Annule l'ordonnance querellée et, statuant à nouveau:

Déboute B______ des fins de sa requête en mesures provisionnelles formée le 3 mars 2022 à l'encontre de A______ SA.

Déboute les parties de toutes autres conclusions.

Arrête les frais judiciaires de première instance à 1'000 fr., les met à la charge de B______ et les compense avec l'avance de frais versée par lui, laquelle reste acquise à l'Etat de Genève.

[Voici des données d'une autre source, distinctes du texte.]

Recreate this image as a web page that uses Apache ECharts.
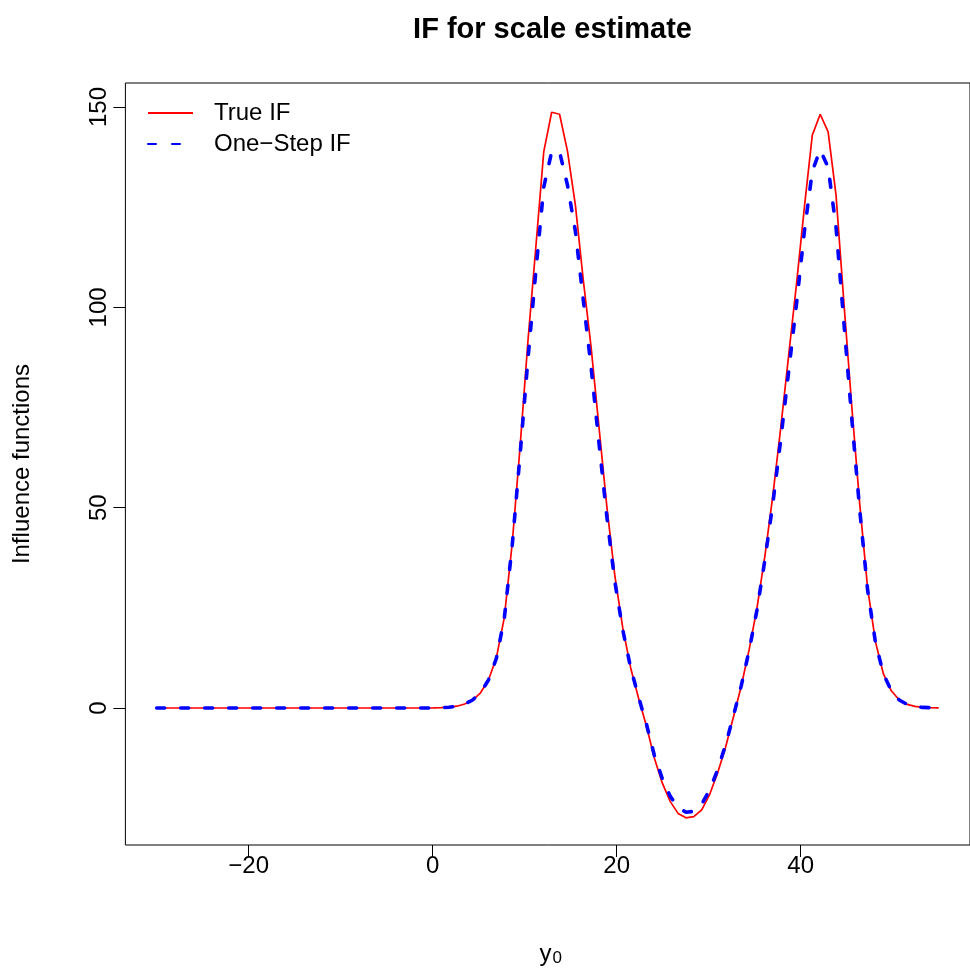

Condamne B______ à verser 1'000 fr. à A______ SA à titre de dépens de première instance.

Sur les frais :

Arrête les frais judiciaires d'appel à 1'400 fr., les met à la charge de B______ et les compense entièrement avec l'avance de frais fournie par A______ SA, qui demeure acquise à l'Etat de Genève.

Condamne B______ à verser 1'400 fr. à A______ SA à titre de remboursement des frais judiciaires d'appel.

Condamne B______ à verser 2'000 fr. à A______ SA à titre de dépens d'appel.

Siégeant :

Madame Sylvie DROIN, présidente; Madame Fabienne GEISINGER-MARIETHOZ, Madame Jocelyne DEVILLE-CHAVANNE, juges; Madame Laura SESSA, greffière.

La présidente :

Sylvie DROIN

 

La greffière :

Laura SESSA

 

 

 

Indication des voies de recours :

 

Conformément aux art. 72 ss de la loi fédérale sur le Tribunal fédéral du 17 juin 2005 (LTF; RS 173.110), le présent arrêt peut être porté dans les trente jours qui suivent sa notification avec expédition complète (art. 100 al. 1 LTF) par-devant le Tribunal fédéral par la voie du recours en matière civile.

 

Le recours doit être adressé au Tribunal fédéral, 1000 Lausanne 14.

 

Valeur litigieuse des conclusions pécuniaires au sens de la LTF indéterminée.